“Ná, gracias…”, me respondió al fin el señor, devolviéndome el librito, y reiniciando la conversación con otro tema que ya no recuerdo. Efectivamente, me dije, era indiferencia. Dos días después el hombre, tío de la que por entonces era mi esposa, regresó a Miami, donde vivía hacía ya veinte años, y yo hube de esperar otros tantos para entender cómo se llega a ser indiferente ante lo que a otros cubanos importa.

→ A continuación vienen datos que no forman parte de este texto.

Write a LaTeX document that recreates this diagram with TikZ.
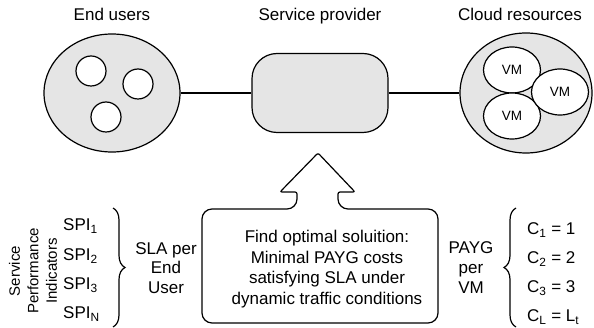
\documentclass[tikz,border=0pt]{standalone}
\usepackage{fontspec}
\setmainfont{Liberation Sans}
\usetikzlibrary{shapes.geometric,decorations.pathreplacing}
\tikzstyle{group}=[ellipse,draw,line width=1.2pt,fill=black!10,inner sep=0pt]
\tikzstyle{user}=[circle,draw,line width=1.2pt,fill=white,minimum size=30pt,inner sep=0pt]
\tikzstyle{vm}=[ellipse,draw,line width=1.2pt,fill=white,minimum width=57pt,minimum height=46pt,inner sep=0pt,font=\fontsize{13.5}{16}\selectfont]
\tikzstyle{edge} = [draw,line width=1.2pt]
\tikzstyle{title} = [anchor=base,inner sep=0pt]
\tikzstyle{note} = [align=center,inner sep=0pt]
\tikzstyle{curly} = [draw,decorate,decoration={brace,amplitude=12pt},line width=1.2pt]

\begin{document}
\begin{tikzpicture}[x=1pt, y=-1pt, font=\fontsize{17}{20}\selectfont]

    \useasboundingbox (0,0) rectangle (594,328);

    \node[title] (tusers) at (112,21) {End users};
    \node[title] (tprovider) at (320,21) {Service provider};
    \node[title] (tcloud) at (520,21) {Cloud resources};

    \node[group, minimum width=136pt, minimum height=118pt] (users) at (112,93) {};
    \node[draw, line width=1.2pt, fill=black!10, rounded corners=25pt, minimum width=136pt, minimum height=79pt] (provider) at (320,93) {};
    \node[group, minimum width=132pt, minimum height=120pt] (cloud) at (526,93) {};

     \foreach \x/\y/\name in {91/71/u1, 138/84/u2, 106/117/u3}
        \node[user] (\name) at (\x,\y) {};

     \foreach \x/\y/\name in {512/70/vm1, 512/116/vm3, 560/92/vm2}
        \node[vm] (\name) at (\x,\y) {VM};

    \path[edge] (users) -- (provider);
    \path[edge] (provider) -- (cloud);

    % callout with arrow up to the provider
    \draw[line width=1.2pt, rounded corners=10pt] (202,265) -- (202,209) -- (297,209) [rounded corners=2pt] -- (297,192) -- (280,192) -- (318,153) -- (355,192) -- (338,192) [rounded corners=10pt] -- (338,209) -- (438,209) -- (438,323) -- (202,323) -- cycle;
    \node[note, font=\fontsize{17}{20.5}\selectfont] (goal) at (327,269) {Find optimal soluition:\\Minimal PAYG costs\\satisfying SLA under\\dynamic traffic conditions};

    % left side
    \node[note, rotate=90, font=\fontsize{15}{18.5}\selectfont] (spiname) at (33,271) {Service\\Performance\\Indicators};
    \foreach \y/\name/\sub in {231/spi1/1, 261/spi2/2, 290/spi3/3, 319/spin/N}
        \node[anchor=base west, inner sep=0pt] (\name) at (63,\y) {SPI\textsubscript{\sub}};
    \coordinate (spitop) at (113,208);
    \coordinate (spibot) at (113,327);
    \path[curly] (spitop) -- (spibot);
    \node[note, font=\fontsize{17}{19.5}\selectfont] (sla) at (166,268) {SLA per\\End\\User};

    % right side
    \node[note] (payg) at (471,268) {PAYG\\per\\VM};
    \coordinate (ctop) at (516,208);
    \coordinate (cbot) at (516,327);
    \path[curly] (cbot) -- (ctop);
    \foreach \y/\name/\txt in {235/c1/{C\textsubscript{1} = 1}, 264/c2/{C\textsubscript{2} = 2}, 293/c3/{C\textsubscript{3} = 3}, 322/cl/{C\textsubscript{L} = L\textsubscript{t}}}
        \node[anchor=base west, inner sep=0pt] (\name) at (527,\y) {\txt};

\end{tikzpicture}
\end{document}
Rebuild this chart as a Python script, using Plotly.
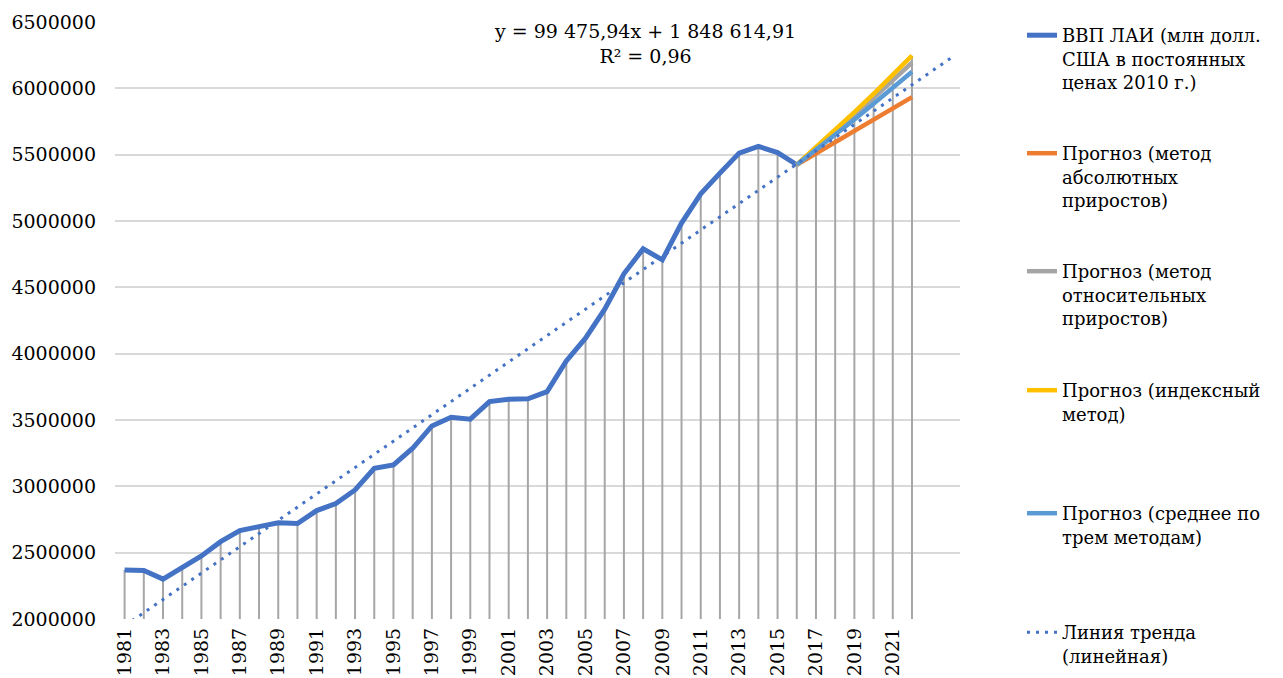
import plotly.graph_objects as go

# ---- data ----
years_hist = list(range(1981, 2017))
gdp_hist = [2370000, 2366000, 2301000, 2387000, 2475000, 2583000, 2666000, 2696000,
            2726000, 2720000, 2817000, 2870000, 2973000, 3136000, 3161000, 3287000,
            3455000, 3521000, 3506000, 3639000, 3657000, 3660000, 3714000, 3945000,
            4117000, 4335000, 4602000, 4790000, 4707000, 4984000, 5205000, 5361000,
            5512000, 5562000, 5516000, 5424000]

years_fc = list(range(2016, 2023))
fc_abs = [5424000, 5509000, 5594000, 5679000, 5764000, 5849000, 5934000]
fc_rel = [5424000, 5545400, 5669500, 5796400, 5926100, 6058700, 6194300]
fc_idx = [5424000, 5553100, 5685300, 5820600, 5959100, 6100900, 6246100]
fc_avg = [5424000, 5535800, 5649600, 5765300, 5883100, 6002900, 6124800]

trend_slope = 99475.94
trend_intercept = 1848614.91
trend_years = [1981, 2024]

tick_years = list(range(1981, 2022, 2))
y_ticks = [2000000, 2500000, 3000000, 3500000, 4000000, 4500000, 5000000, 5500000, 6000000, 6500000]

names = [
    "ВВП ЛАИ (млн долл.<br>США в постоянных<br>ценах 2010 г.)",
    "Прогноз (метод<br>абсолютных<br>приростов)",
    "Прогноз (метод<br>относительных<br>приростов)",
    "Прогноз (индексный<br>метод)",
    "Прогноз (среднее по<br>трем методам)",
    "Линия тренда<br>(линейная)",
]

FONT = "'DejaVu Serif', 'Liberation Serif', 'Times New Roman', serif"
BLUE = "#4472C4"
ORANGE = "#ED7D31"
GREY = "#A5A5A5"
YELLOW = "#FFC000"
LBLUE = "#5B9BD5"

# page has an 8px body margin: figure is 1275x670, placed at (8, 8)
W, H = 1275, 670
L, R, T, B = 107, 323, 14, 59
PH = H - T - B  # 597

fig = go.Figure()

# drop lines (to the highest series value in each year)
all_vals = {}
for x, v in zip(years_hist, gdp_hist):
    all_vals[x] = max(all_vals.get(x, 0), v)
for series in (fc_abs, fc_rel, fc_idx, fc_avg):
    for x, v in zip(years_fc, series):
        all_vals[x] = max(all_vals.get(x, 0), v)
dx, dy = [], []
for x in sorted(all_vals):
    dx += [x, x, None]
    dy += [y_ticks[0], all_vals[x], None]
fig.add_trace(go.Scatter(x=dx, y=dy, mode="lines", line=dict(color="#A6A6A6", width=2),
                         showlegend=False, hoverinfo="skip"))

fig.add_trace(go.Scatter(x=years_hist, y=gdp_hist, mode="lines", name=names[0],
                         line=dict(color=BLUE, width=5), legend="legend"))
fig.add_trace(go.Scatter(x=years_fc, y=fc_abs, mode="lines", name=names[1],
                         line=dict(color=ORANGE, width=4.5), legend="legend2"))
fig.add_trace(go.Scatter(x=years_fc, y=fc_rel, mode="lines", name=names[2],
                         line=dict(color=GREY, width=4.5), legend="legend3"))
fig.add_trace(go.Scatter(x=years_fc, y=fc_idx, mode="lines", name=names[3],
                         line=dict(color=YELLOW, width=4.5), legend="legend4"))
fig.add_trace(go.Scatter(x=years_fc, y=fc_avg, mode="lines", name=names[4],
                         line=dict(color=LBLUE, width=4.5), legend="legend5"))

trend_y = [trend_slope * (yr - 1980) + trend_intercept for yr in trend_years]
fig.add_trace(go.Scatter(x=trend_years, y=trend_y, mode="lines", name=names[5],
                         line=dict(color=BLUE, width=3, dash="3px,6px"), legend="legend6"))

leg_y = [37, 155, 273, 392, 515, 634]  # page y of first text line
legend_common = dict(font=dict(family=FONT, size=18, color="black"), bgcolor="rgba(0,0,0,0)",
                     xanchor="left", yanchor="top", valign="top", itemwidth=30)
layout_legends = {}
for i, py in enumerate(leg_y):
    key = "legend" if i == 0 else f"legend{i+1}"
    layout_legends[key] = dict(legend_common, x=(1014 - L) / 845,
                               y=(PH - (py - 42)) / PH)

fig.update_layout(
    width=W, height=H,
    margin=dict(l=L, r=R, t=T, b=B, autoexpand=False),
    plot_bgcolor="white", paper_bgcolor="white",
    font=dict(family=FONT, size=19, color="black"),
    showlegend=True,
    xaxis=dict(range=[1980.5, 2024.5], tickmode="array", tickvals=tick_years,
               ticktext=[str(t) for t in tick_years], tickangle=-90, automargin=False,
               showgrid=False, zeroline=False, showline=False,
               tickfont=dict(family=FONT, size=19, color="black"), ticklabelstandoff=4),
    yaxis=dict(range=[2000000, 6500000], tickmode="array", tickvals=y_ticks, automargin=False,
               ticktext=[str(t) for t in y_ticks], showgrid=True, gridcolor="#D9D9D9",
               gridwidth=1.5, zeroline=False, showline=False,
               tickfont=dict(family=FONT, size=19, color="black"), ticklabelstandoff=18),
    annotations=[dict(text="y = 99 475,94x + 1 848 614,91<br>R² = 0,96",
                      xref="paper", yref="paper", x=(645 - 8 - L) / 845, y=(611 - 35) / PH,
                      xanchor="center", yanchor="middle", showarrow=False,
                      font=dict(family=FONT, size=19, color="black"))],
    **layout_legends,
)

fig.write_html("out.html")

Me acordaba de ese breve episodio al leer que habían llegado a Miami cuatro comediantes cubanos, contemporáneos, a los que no conozco. Vienen siguiendo a su público emigrado, que sí los conoce; inmigrantes recientes, que quizás ya apenas recuerden que Boncó era un “pala” en el programa estelar de Carlos Otero en el canal 6, junto con Gustavito y Antolín, o que Hilda Rabilero, con aquella divina risa de depredadora, fue la reina de los anocheceres sabatinos en su programa “Contacto”. Definitivamente tampoco van a saber quiénes fueron Enrique Arredondo, María de los Ángeles Santana, o Germán Pinelli, como yo tampoco conocí, y por tanto no puedo recordar, a Trespatines o Cachucha y Ramón.
El exilio cubano, y sus memorias, es como esos estratos geológicos que cuentan nuestra historia, a la vez que dejan intactas cada una de sus etapas. Cada cierto tiempo entonces alguien viene a excavar en esas memorias, a cosechar la nostalgia; lo hace con presentaciones de Mirta Medina o Ania Linares, con shows de Gustavito y Ulises Toirac, o como ahora con estos comediantes -para mí- desconocidos. En los peores casos la recaudación incluye a politiqueros oficialistas como Buena Fé, o a reguetoneros menesterosos cuyo nombre ni vale la pena mencionar, que también han llegado en busca de su público emigrado, devenido ahora en cliente solvente en dólares contantes y sonantes.
Es la industria de la nostalgia, de la que se están sirviendo, con cuchara amplia y escasos escrúpulos, empresarios cubano-americanos harto conocidos en ambos lados del Estrecho de la Florida.
Es un signo de los tiempos -nada nuevo, por cierto- esto de ir adonde esté el dinero. Es lo que hacemos. Es lo que hacen artistas y músicos. Para algunos se ha convertido en algo lucrativo; para otros, en una pesadilla que los hace oscilar entre Miami, o Madrid, y La Habana, entre el fracaso y la consolación.
En cualquier caso están buscando, persiguiendo con tenacidad, luchando a brazo partido, su nicho de nostalgia. Son la montaña que vino a Mahoma, porque Mahoma es el que paga.
Que les vaya bien entonces a esos comediantes; es una oportunidad válida, y la deben aprovechar. Al cabo siempre habrá un nicho de mercado nostálgico esperando ser servido, aunque algunos ya digamos, “Ná, gracias…”, y pasemos la página, indiferentes.